Saturday, February 18, 2012

On the Nahanni River, traveling by bush plane and canoe puts you in the Canadian tradition of spectacular wilderness tripping



Published: Saturday, February 18, 2012, 5:21 AM

By Laurie Robinson, The Oregonian

We are standing on the shore of spruce-fringed Finlayson Lake in the Yukon watching mine workers in rubber boots tumble out of the 1957 Beaver floatplane that will carry us the next day to the headwaters of the Nahanni River, one of Canada's classic wilderness canoe routes.

Our paddle trip will take us 350 miles from lichen-softened alpine peaks through sheer yellow limestone canyons to big boreal flatlands with a few pop-up buttes, twisted-rock mountains and woodland buffalo.

A short walk away from the dock is pilot Warren LaFave's fuel depot -- a collection of rusty tanks and snaking hoses -- for the floatplane and his Hughes helicopter (one that was used in the filming of "Magnum, P.I." before he bought it used).

We are in the far north now. A vastness of pristine wilderness with pockets of gourmet fishing lodges and other pockets of no-frills gritty practicality marshaled by leather-jacketed men who want to know what jokes we bring from "the south." Meaning Portland. We are pitiful in the joke department. But we tell LaFave our worries.

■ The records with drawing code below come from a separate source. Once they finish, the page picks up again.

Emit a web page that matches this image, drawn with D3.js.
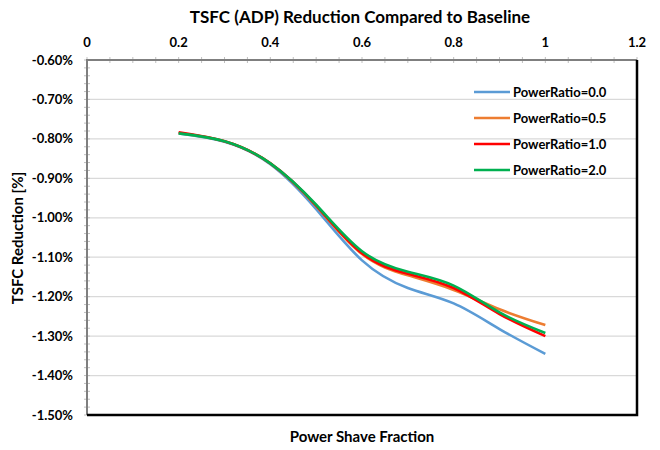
<!DOCTYPE html>
<html>
<head>
<meta charset="utf-8">
<script src="https://cdn.jsdelivr.net/npm/d3@7"></script>
<style>
  body { margin: 0; background: #fff; }
  svg text { font-family: Lato, "Open Sans", sans-serif; font-weight: bold; fill: #000; }
</style>
</head>
<body>
<svg id="chart" width="660" height="450"></svg>
<script>
// power shave fraction (x) and TSFC reduction in % (y)
const shave = [0.2, 0.3, 0.4, 0.5, 0.6, 0.7, 0.8, 0.9, 1.0]
const ratio00 = [-0.786, -0.807, -0.864, -0.978, -1.108, -1.178, -1.217, -1.282, -1.345]
const ratio05 = [-0.785, -0.806, -0.862, -0.970, -1.092, -1.146, -1.183, -1.232, -1.272]
const ratio10 = [-0.783, -0.806, -0.862, -0.969, -1.090, -1.142, -1.178, -1.244, -1.300]
const ratio20 = [-0.786, -0.806, -0.862, -0.967, -1.085, -1.137, -1.172, -1.240, -1.292]

const seriesNames = ["PowerRatio=0.0", "PowerRatio=0.5", "PowerRatio=1.0", "PowerRatio=2.0"]
const seriesColours = ["#5b9bd5", "#ed7d31", "#ff0000", "#00b050"]
const xTicks = [0, 0.2, 0.4, 0.6, 0.8, 1, 1.2]
const yTicks = [-0.6, -0.7, -0.8, -0.9, -1.0, -1.1, -1.2, -1.3, -1.4, -1.5]

const margin = { left: 87, top: 60, right: 637, bottom: 415 }

const x = d3.scaleLinear().domain([0, 1.2]).range([margin.left, margin.right])
const y = d3.scaleLinear().domain([-0.6, -1.5]).range([margin.top, margin.bottom])

const svg = d3.select("#chart")

svg.append("text")
    .attr("x", 360).attr("y", 23)
    .attr("text-anchor", "middle")
    .style("font-size", "17px")
    .text("TSFC (ADP) Reduction Compared to Baseline")

// gridlines
svg.append("g")
    .selectAll("line")
    .data(yTicks.slice(1, -1))
    .join("line")
    .attr("x1", margin.left).attr("x2", margin.right)
    .attr("y1", (d) => y(d)).attr("y2", (d) => y(d))
    .attr("stroke", "#d9d9d9")
    .attr("stroke-width", 1.3)

// minor ticks
const xMinor = d3.range(0, 1.2001, 0.05)
svg.append("g")
    .selectAll("line")
    .data(xMinor)
    .join("line")
    .attr("x1", (d) => x(d)).attr("x2", (d) => x(d))
    .attr("y1", margin.top - 3).attr("y2", margin.top + 3)
    .attr("stroke", "#bfbfbf")
const yMinor = d3.range(-0.6, -1.5001, -0.02)
svg.append("g")
    .selectAll("line")
    .data(yMinor)
    .join("line")
    .attr("x1", margin.left - 3).attr("x2", margin.left + 3)
    .attr("y1", (d) => y(d)).attr("y2", (d) => y(d))
    .attr("stroke", "#bfbfbf")

// tick labels
svg.append("g")
    .selectAll("text")
    .data(xTicks)
    .join("text")
    .attr("x", (d) => x(d)).attr("y", 47)
    .attr("text-anchor", "middle")
    .style("font-size", "13px")
    .text((d) => d)
svg.append("g")
    .selectAll("text")
    .data(yTicks)
    .join("text")
    .attr("x", 73).attr("y", (d) => y(d) + 4.5)
    .attr("text-anchor", "end")
    .style("font-size", "13px")
    .text((d) => d.toFixed(2) + "%")

// plot frame
svg.append("path")
    .attr("d", `M${margin.left},${margin.bottom}V${margin.top}H${margin.right}`)
    .attr("fill", "none").attr("stroke", "#7f7f7f").attr("stroke-width", 2)
svg.append("path")
    .attr("d", `M${margin.left},${margin.bottom}H${margin.right}V${margin.top}`)
    .attr("fill", "none").attr("stroke", "#000").attr("stroke-width", 2.5)

// series
const allSeries = [ratio00, ratio05, ratio10, ratio20].map((vals, i) => ({
    name: seriesNames[i],
    colour: seriesColours[i],
    points: vals.map((v, j) => [shave[j], v]),
}))

const line = d3.line()
    .x((d) => x(d[0]))
    .y((d) => y(d[1]))
    .curve(d3.curveNatural)

svg.append("g")
    .selectAll("path")
    .data(allSeries)
    .join("path")
    .attr("fill", "none")
    .attr("stroke", (d) => d.colour)
    .attr("stroke-width", 2.6)
    .attr("d", (d) => line(d.points))

// legend
const legend = svg.append("g")
    .selectAll("g")
    .data(allSeries)
    .join("g")
    .attr("transform", (d, i) => `translate(474, ${92 + i * 26})`)
legend.append("line")
    .attr("x1", 0).attr("x2", 36)
    .attr("stroke", (d) => d.colour)
    .attr("stroke-width", 2.6)
legend.append("text")
    .attr("x", 39).attr("y", 5)
    .style("font-size", "13px")
    .text((d) => d.name)

// axis titles
svg.append("text")
    .attr("x", 362).attr("y", 442)
    .attr("text-anchor", "middle")
    .style("font-size", "15px")
    .text("Power Shave Fraction")
svg.append("text")
    .attr("transform", "translate(23, 238) rotate(-90)")
    .attr("text-anchor", "middle")
    .style("font-size", "15px")
    .text("TSFC Reduction [%]")
</script>
</body>
</html>
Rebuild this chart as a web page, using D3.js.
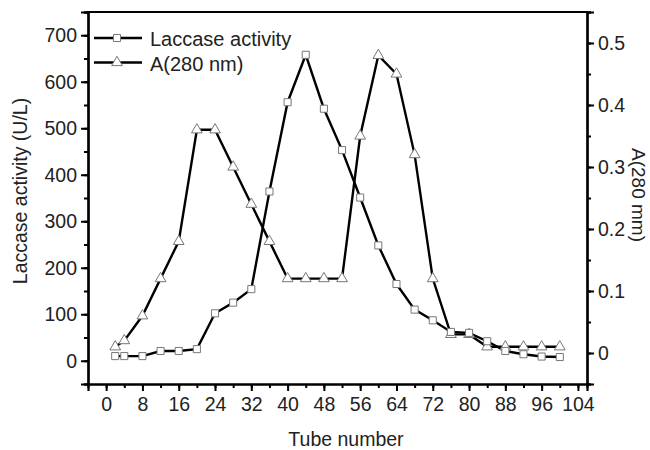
<!DOCTYPE html>
<html><head><meta charset="utf-8">
<script src="https://cdn.jsdelivr.net/npm/d3@7"></script>
<style>body{margin:0;background:#fff}svg{display:block}text{font-family:"Liberation Sans",Arial,sans-serif;fill:#222}</style>
</head><body><div id="chart"></div>
<script>
const tubes = [2,4,8,12,16,20,24,28,32,36,40,44,48,52,56,60,64,68,72,76,80,84,88,92,96,100];
const laccase = [10,10,10,21,21,25,102,125,154,364,556,658,542,453,351,248,165,110,87,62,60,42,21,14,9,8];
const a280 = [0.01,0.02,0.06,0.12,0.18,0.36,0.36,0.30,0.24,0.18,0.12,0.12,0.12,0.12,0.35,0.48,0.45,0.32,0.12,0.03,0.03,0.01,0.01,0.01,0.01,0.01];
const xTicks = d3.range(0,105,8);
const leftTicks = d3.range(0,701,100);
const rightTicks = [0,0.1,0.2,0.3,0.4,0.5];
const seriesNames = ["Laccase activity","A(280 nm)"];

const W=650,H=450, L=88,R=587,T=12,B=384;
const svg=d3.select("#chart").append("svg").attr("width",W).attr("height",H);
const x=d3.scaleLinear().domain([-4,106]).range([L,R]);
const yL=d3.scaleLinear().domain([-50,750]).range([B,T]);
const yR=d3.scaleLinear().domain([-0.05,0.55]).range([B,T]);
const FS="19.5px";

function styleAxis(g){
  g.selectAll("path").attr("stroke","#000").attr("stroke-width",2.2);
  g.selectAll("line").attr("stroke","#000").attr("stroke-width",2);
  g.selectAll("text").style("font-size",FS).attr("fill","#222");
}
// minor ticks
svg.append("g").attr("transform",`translate(0,${B})`)
  .call(d3.axisBottom(x).tickValues(d3.range(0,105,4)).tickSize(4).tickFormat(""))
  .call(styleAxis);
svg.append("g").attr("transform",`translate(${L},0)`)
  .call(d3.axisLeft(yL).tickValues(d3.range(-50,751,50)).tickSize(4).tickFormat(""))
  .call(styleAxis);
svg.append("g").attr("transform",`translate(${R},0)`)
  .call(d3.axisRight(yR).tickValues(d3.range(-0.05,0.56,0.05)).tickSize(4).tickFormat(""))
  .call(styleAxis);
// major
svg.append("g").attr("transform",`translate(0,${B})`)
  .call(d3.axisBottom(x).tickValues(xTicks).tickSize(7).tickPadding(6).tickFormat(d3.format("d")))
  .call(styleAxis);
svg.append("g").attr("transform",`translate(${L},0)`)
  .call(d3.axisLeft(yL).tickValues(leftTicks).tickSize(7).tickPadding(4).tickFormat(d3.format("d")))
  .call(styleAxis);
svg.append("g").attr("transform",`translate(${R},0)`)
  .call(d3.axisRight(yR).tickValues(rightTicks).tickSize(7).tickPadding(4).tickFormat(d=>d===0?"0":d3.format(".1f")(d)))
  .call(styleAxis);
// top border
svg.append("line").attr("x1",L-1).attr("x2",R+1).attr("y1",T).attr("y2",T).attr("stroke","#000").attr("stroke-width",2.2);

// axis titles
svg.append("text").attr("x",346).attr("y",446).attr("text-anchor","middle").style("font-size",FS).text("Tube number");
svg.append("text").attr("transform",`translate(27,191) rotate(-90)`).attr("text-anchor","middle").style("font-size",FS).text("Laccase activity (U/L)");
svg.append("text").attr("transform",`translate(632,195) rotate(90)`).attr("text-anchor","middle").style("font-size","19px").text("A(280 mm)");

const sq=d3.symbol().type(d3.symbolSquare).size(50);
const tri=d3.symbol().type(d3.symbolTriangle).size(50);
const mStroke="#777";

const lineL=d3.line().x((d,i)=>x(tubes[i])).y(d=>yL(d));
const lineR=d3.line().x((d,i)=>x(tubes[i])).y(d=>yR(d));
svg.append("path").attr("d",lineR(a280)).attr("fill","none").attr("stroke","#000").attr("stroke-width",2.4);
svg.append("path").attr("d",lineL(laccase)).attr("fill","none").attr("stroke","#000").attr("stroke-width",2.4);
svg.append("g").selectAll("path").data(a280).join("path")
  .attr("d",tri).attr("transform",(d,i)=>`translate(${x(tubes[i])},${yR(d)})`)
  .attr("fill","#fff").attr("stroke",mStroke).attr("stroke-width",1);
svg.append("g").selectAll("path").data(laccase).join("path")
  .attr("d",sq).attr("transform",(d,i)=>`translate(${x(tubes[i])},${yL(d)})`)
  .attr("fill","#fff").attr("stroke",mStroke).attr("stroke-width",1);

// legend
const lg=svg.append("g");
seriesNames.forEach((n,i)=>{
  const yy=38+i*24.5;
  lg.append("line").attr("x1",94).attr("x2",142).attr("y1",yy).attr("y2",yy).attr("stroke","#000").attr("stroke-width",2.4);
  lg.append("path").attr("d",i===0?sq:tri).attr("transform",`translate(117,${yy})`).attr("fill","#fff").attr("stroke",mStroke);
  lg.append("text").attr("x",150).attr("y",yy+8).style("font-size","20px").text(n);
});
</script></body></html>
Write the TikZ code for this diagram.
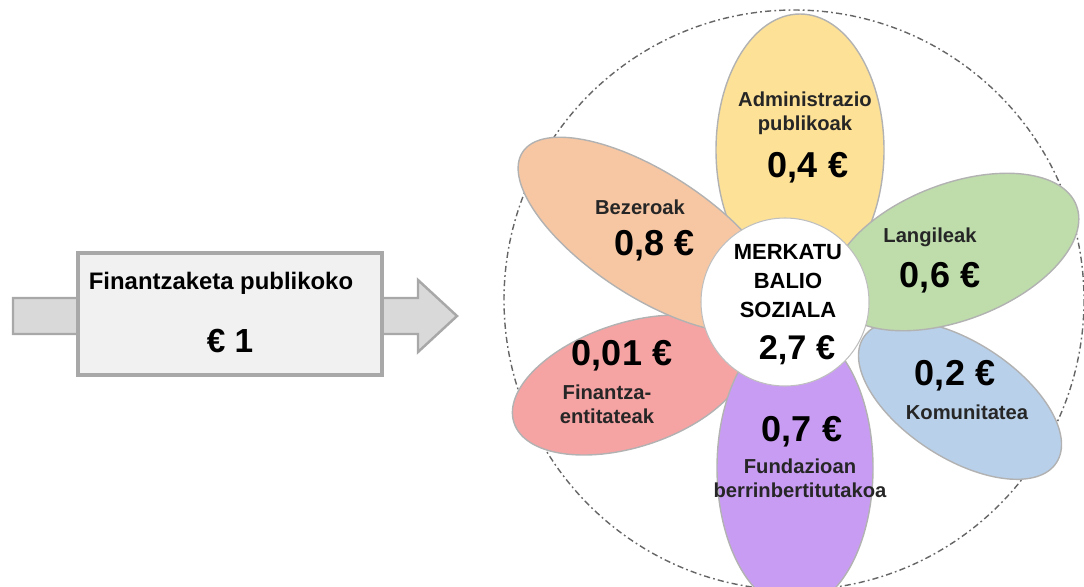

"Some of us are afraid of the bears," our leader, Tyrae Mahan of Southwest Portland, tells the pilot. We are a group of friends who've been doing unguided paddling trips together for 20 years. We know each other's phobias.

"Some of us are afraid of the whitewater. Some of us are afraid of the plane ride. And some of us are afraid of the mosquitoes."

Mahan is in the "afraid of bears" camp, and the first couple of nights she streaks naked through a cold rain to her tent in the long July twilight because you're not supposed to sleep near the clothes you cook and eat in.

Me, I am in the "afraid of the plane ride" camp. Warren will be strapping our canoes to the outside of the planes, which is something I've never seen done in the U.S. but is a Canadian wilderness tradition.

"Don't worry," LaFave emailed me before the trip. "I have done this many hundreds of times."

It turns out I really should have been in the "worried about mosquitoes" camp. But don't stop reading -- it really was an utterly spectacular trip. The mosquitoes were just how we paid, in blood. Not that it was cheap in dollars.

Eight of us fly into the headwaters of the South Nahanni at Moose Ponds, and LaFave takes us in two trips, with two canoes nested into each other, per trip, strapped to the struts above the floats.

We float over hillsides thick with lichen, which lies like pale green patchy snow, pocked with short spruces that would barely qualify as trees in Oregon.

We fly for about an hour, crossing into the Northwest Territories and then LaFave lands, kicks us out and we are Out There. For three weeks.

Most of the rapids are in the first 60 miles, and some of it has been described as continuous Class 3/4. I figure the ratings are probably inflated a bit to discourage the overconfident. The guidebooks and the Parks Canada website caution us to have spray covers on our canoes, but most of us didn't invest in those.

"It's not our tradition," we tell the Canadians who ask. Our tradition is Clorox-jug bailers.